▶ _Data in this exercise_
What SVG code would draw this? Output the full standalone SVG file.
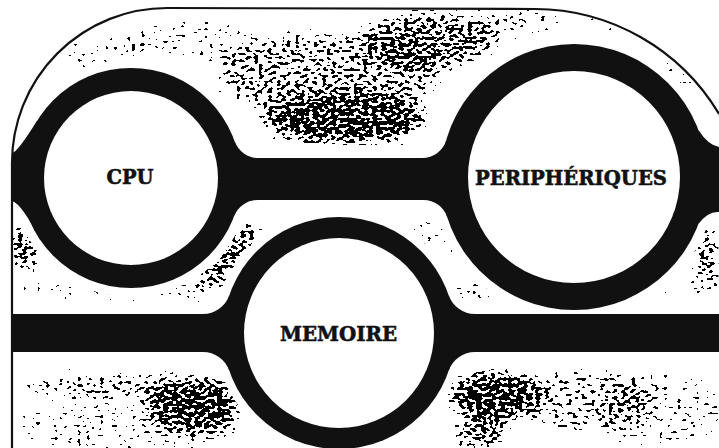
<svg xmlns="http://www.w3.org/2000/svg" width="719" height="448" viewBox="0 0 719 448">
<style>
 .lbl{font-family:"DejaVu Serif","Liberation Serif",serif;font-weight:bold;fill:#111;stroke:#111;stroke-width:0.6;text-anchor:middle}
 .ring{fill:#111}
 .hole{fill:#fff}
 .conn{fill:#111}
 .halo{fill:#fff}
 .frame{fill:none;stroke:#111;stroke-width:2.2}
 .den ellipse{fill:#000}
</style>
<defs>
 <clipPath id="inside"><path d="M13 448 L13 163 A154 154 0 0 1 167 10 L535 10 A214 214 0 0 1 718 116 L719 448 Z"/></clipPath>
 <filter id="stip" filterUnits="userSpaceOnUse" x="0" y="0" width="719" height="448" color-interpolation-filters="sRGB">
  <feGaussianBlur in="SourceGraphic" stdDeviation="8" result="d"/>
  <feTurbulence type="fractalNoise" baseFrequency="0.22 0.32" numOctaves="1" seed="11" result="t"/>
  <feColorMatrix in="t" type="matrix" values="0 0 0 0 0  0 0 0 0 0  0 0 0 0 0  1 0 0 0 0" result="n"/>
  <feComposite in="n" in2="d" operator="arithmetic" k1="0" k2="3" k3="1.42" k4="-2.24" result="s"/>
  <feComponentTransfer in="s"><feFuncA type="discrete" tableValues="0 1"/></feComponentTransfer>
 </filter>
</defs>
<rect width="719" height="448" fill="#fff"/>
<g clip-path="url(#inside)">
 <g class="den" filter="url(#stip)">
  <ellipse cx="345" cy="120" rx="85" ry="28" fill-opacity="1"/>
  <ellipse cx="330" cy="75" rx="115" ry="45" fill-opacity="0.72"/>
  <ellipse cx="430" cy="40" rx="70" ry="30" fill-opacity="0.85"/>
  <ellipse cx="520" cy="22" rx="50" ry="14" fill-opacity="0.62"/>
  <ellipse cx="190" cy="40" rx="70" ry="25" fill-opacity="0.5"/>
  <ellipse cx="90" cy="55" rx="55" ry="25" fill-opacity="0.44"/>
  <ellipse cx="610" cy="22" rx="45" ry="12" fill-opacity="0.5"/>
  <ellipse cx="685" cy="75" rx="25" ry="45" fill-opacity="0.5"/>
  <ellipse cx="25" cy="248" rx="20" ry="28" fill-opacity="0.85"/>
  <ellipse cx="110" cy="290" rx="100" ry="16" fill-opacity="0.52"/>
  <ellipse cx="228" cy="258" rx="55" ry="13" transform="rotate(-52 228 258)" fill-opacity="1"/>
  <ellipse cx="290" cy="212" rx="30" ry="6" fill-opacity="0.55"/>
  <ellipse cx="425" cy="245" rx="30" ry="38" fill-opacity="0.47"/>
  <ellipse cx="470" cy="292" rx="30" ry="10" fill-opacity="0.8"/>
  <ellipse cx="120" cy="385" rx="115" ry="14" fill-opacity="0.72"/>
  <ellipse cx="195" cy="405" rx="50" ry="30" fill-opacity="1"/>
  <ellipse cx="120" cy="428" rx="120" ry="28" fill-opacity="0.5"/>
  <ellipse cx="495" cy="395" rx="50" ry="28" fill-opacity="1"/>
  <ellipse cx="480" cy="435" rx="30" ry="15" fill-opacity="0.9"/>
  <ellipse cx="585" cy="400" rx="70" ry="35" fill-opacity="0.62"/>
  <ellipse cx="665" cy="410" rx="65" ry="42" fill-opacity="0.5"/>
  <ellipse cx="708" cy="258" rx="15" ry="38" fill-opacity="0.85"/>
  <ellipse cx="675" cy="295" rx="40" ry="10" fill-opacity="0.5"/>
 </g>
</g>
<g class="halo">
 <circle cx="131" cy="178" r="119"/>
 <circle cx="574" cy="177" r="142"/>
 <circle cx="339" cy="333" r="124"/>
 <rect x="0" y="145" width="719" height="67"/>
 <rect x="0" y="303" width="719" height="66"/>
</g>
<g id="connectors" class="conn">
 <rect x="12" y="158" width="707" height="42"/>
 <rect x="12" y="314" width="707" height="38"/>
 <path d="M37.5 120 Q17 153 12 153 L12 201 Q22 204 40.1 240 L30 178 Z"/>
 <path d="M698.4 130 Q708 145 719 147 L719 212 Q708 211 698.4 224 L690 177 Z"/>
 <path d="M234.7 141.3 A25 25 0 0 0 258.3 158 L234.7 158 Z"/>
 <path d="M234.2 216.3 A25 25 0 0 1 257.6 200 L234.2 200 Z"/>
 <path d="M446.3 140 A25 25 0 0 1 422.3 158 L446.3 158 Z"/>
 <path d="M447.3 217.4 A25 25 0 0 0 423.5 200 L447.3 200 Z"/>
 <path d="M229.4 295.1 A28 28 0 0 1 202.9 314 L229.4 314 Z"/>
 <path d="M229.4 370.9 A28 28 0 0 0 202.9 352 L229.4 352 Z"/>
 <path d="M448.6 295.1 A28 28 0 0 0 475.1 314 L448.6 314 Z"/>
 <path d="M448.6 370.9 A28 28 0 0 1 475.1 352 L448.6 352 Z"/>
</g>
<g id="cpu">
 <circle class="ring" cx="131" cy="178" r="110"/>
 <circle class="hole" cx="131" cy="178" r="87"/>
 <text class="lbl" x="130" y="184" font-size="21" textLength="47" lengthAdjust="spacingAndGlyphs">CPU</text>
</g>
<g id="peripheriques">
 <circle class="ring" cx="574" cy="177" r="133"/>
 <circle class="hole" cx="574" cy="177" r="106"/>
 <text class="lbl" x="571" y="185" font-size="20" textLength="192" lengthAdjust="spacingAndGlyphs">PERIPHÉRIQUES</text>
</g>
<g id="memoire">
 <circle class="ring" cx="339" cy="333" r="116"/>
 <circle class="hole" cx="339" cy="333" r="95"/>
 <text class="lbl" x="338.5" y="341" font-size="21" textLength="117" lengthAdjust="spacingAndGlyphs">MEMOIRE</text>
</g>
<path class="frame" d="M12 448 L12 163 A155 155 0 0 1 167 8 L535 9 A215 215 0 0 1 719 114"/>
</svg>
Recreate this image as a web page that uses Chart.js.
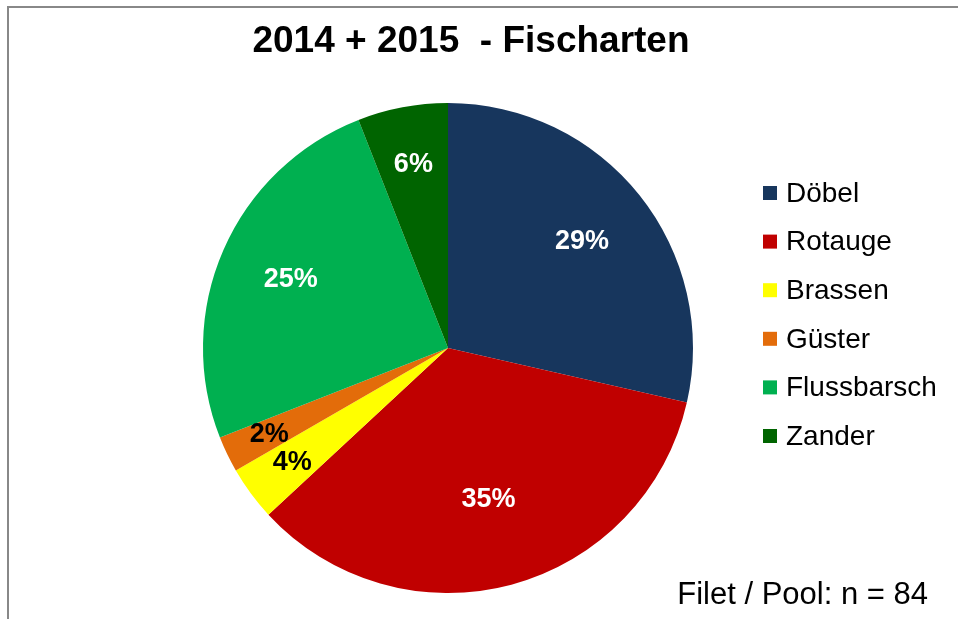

▶ _Objective_
None of the pictures should appear; repeat the records exactly otherwise.

▶ _Solved problem_
What SVG code would draw this? Output the full standalone SVG file.
<svg xmlns="http://www.w3.org/2000/svg" width="719" height="448" viewBox="0 0 719 448">
<style>
 .lbl{font-family:"DejaVu Serif","Liberation Serif",serif;font-weight:bold;fill:#111;stroke:#111;stroke-width:0.6;text-anchor:middle}
 .ring{fill:#111}
 .hole{fill:#fff}
 .conn{fill:#111}
 .halo{fill:#fff}
 .frame{fill:none;stroke:#111;stroke-width:2.2}
 .den ellipse{fill:#000}
</style>
<defs>
 <clipPath id="inside"><path d="M13 448 L13 163 A154 154 0 0 1 167 10 L535 10 A214 214 0 0 1 718 116 L719 448 Z"/></clipPath>
 <filter id="stip" filterUnits="userSpaceOnUse" x="0" y="0" width="719" height="448" color-interpolation-filters="sRGB">
  <feGaussianBlur in="SourceGraphic" stdDeviation="8" result="d"/>
  <feTurbulence type="fractalNoise" baseFrequency="0.22 0.32" numOctaves="1" seed="11" result="t"/>
  <feColorMatrix in="t" type="matrix" values="0 0 0 0 0  0 0 0 0 0  0 0 0 0 0  1 0 0 0 0" result="n"/>
  <feComposite in="n" in2="d" operator="arithmetic" k1="0" k2="3" k3="1.42" k4="-2.24" result="s"/>
  <feComponentTransfer in="s"><feFuncA type="discrete" tableValues="0 1"/></feComponentTransfer>
 </filter>
</defs>
<rect width="719" height="448" fill="#fff"/>
<g clip-path="url(#inside)">
 <g class="den" filter="url(#stip)">
  <ellipse cx="345" cy="120" rx="85" ry="28" fill-opacity="1"/>
  <ellipse cx="330" cy="75" rx="115" ry="45" fill-opacity="0.72"/>
  <ellipse cx="430" cy="40" rx="70" ry="30" fill-opacity="0.85"/>
  <ellipse cx="520" cy="22" rx="50" ry="14" fill-opacity="0.62"/>
  <ellipse cx="190" cy="40" rx="70" ry="25" fill-opacity="0.5"/>
  <ellipse cx="90" cy="55" rx="55" ry="25" fill-opacity="0.44"/>
  <ellipse cx="610" cy="22" rx="45" ry="12" fill-opacity="0.5"/>
  <ellipse cx="685" cy="75" rx="25" ry="45" fill-opacity="0.5"/>
  <ellipse cx="25" cy="248" rx="20" ry="28" fill-opacity="0.85"/>
  <ellipse cx="110" cy="290" rx="100" ry="16" fill-opacity="0.52"/>
  <ellipse cx="228" cy="258" rx="55" ry="13" transform="rotate(-52 228 258)" fill-opacity="1"/>
  <ellipse cx="290" cy="212" rx="30" ry="6" fill-opacity="0.55"/>
  <ellipse cx="425" cy="245" rx="30" ry="38" fill-opacity="0.47"/>
  <ellipse cx="470" cy="292" rx="30" ry="10" fill-opacity="0.8"/>
  <ellipse cx="120" cy="385" rx="115" ry="14" fill-opacity="0.72"/>
  <ellipse cx="195" cy="405" rx="50" ry="30" fill-opacity="1"/>
  <ellipse cx="120" cy="428" rx="120" ry="28" fill-opacity="0.5"/>
  <ellipse cx="495" cy="395" rx="50" ry="28" fill-opacity="1"/>
  <ellipse cx="480" cy="435" rx="30" ry="15" fill-opacity="0.9"/>
  <ellipse cx="585" cy="400" rx="70" ry="35" fill-opacity="0.62"/>
  <ellipse cx="665" cy="410" rx="65" ry="42" fill-opacity="0.5"/>
  <ellipse cx="708" cy="258" rx="15" ry="38" fill-opacity="0.85"/>
  <ellipse cx="675" cy="295" rx="40" ry="10" fill-opacity="0.5"/>
 </g>
</g>
<g class="halo">
 <circle cx="131" cy="178" r="119"/>
 <circle cx="574" cy="177" r="142"/>
 <circle cx="339" cy="333" r="124"/>
 <rect x="0" y="145" width="719" height="67"/>
 <rect x="0" y="303" width="719" height="66"/>
</g>
<g id="connectors" class="conn">
 <rect x="12" y="158" width="707" height="42"/>
 <rect x="12" y="314" width="707" height="38"/>
 <path d="M37.5 120 Q17 153 12 153 L12 201 Q22 204 40.1 240 L30 178 Z"/>
 <path d="M698.4 130 Q708 145 719 147 L719 212 Q708 211 698.4 224 L690 177 Z"/>
 <path d="M234.7 141.3 A25 25 0 0 0 258.3 158 L234.7 158 Z"/>
 <path d="M234.2 216.3 A25 25 0 0 1 257.6 200 L234.2 200 Z"/>
 <path d="M446.3 140 A25 25 0 0 1 422.3 158 L446.3 158 Z"/>
 <path d="M447.3 217.4 A25 25 0 0 0 423.5 200 L447.3 200 Z"/>
 <path d="M229.4 295.1 A28 28 0 0 1 202.9 314 L229.4 314 Z"/>
 <path d="M229.4 370.9 A28 28 0 0 0 202.9 352 L229.4 352 Z"/>
 <path d="M448.6 295.1 A28 28 0 0 0 475.1 314 L448.6 314 Z"/>
 <path d="M448.6 370.9 A28 28 0 0 1 475.1 352 L448.6 352 Z"/>
</g>
<g id="cpu">
 <circle class="ring" cx="131" cy="178" r="110"/>
 <circle class="hole" cx="131" cy="178" r="87"/>
 <text class="lbl" x="130" y="184" font-size="21" textLength="47" lengthAdjust="spacingAndGlyphs">CPU</text>
</g>
<g id="peripheriques">
 <circle class="ring" cx="574" cy="177" r="133"/>
 <circle class="hole" cx="574" cy="177" r="106"/>
 <text class="lbl" x="571" y="185" font-size="20" textLength="192" lengthAdjust="spacingAndGlyphs">PERIPHÉRIQUES</text>
</g>
<g id="memoire">
 <circle class="ring" cx="339" cy="333" r="116"/>
 <circle class="hole" cx="339" cy="333" r="95"/>
 <text class="lbl" x="338.5" y="341" font-size="21" textLength="117" lengthAdjust="spacingAndGlyphs">MEMOIRE</text>
</g>
<path class="frame" d="M12 448 L12 163 A155 155 0 0 1 167 8 L535 9 A215 215 0 0 1 719 114"/>
</svg>
Recreate this image as a web page that uses Chart.js.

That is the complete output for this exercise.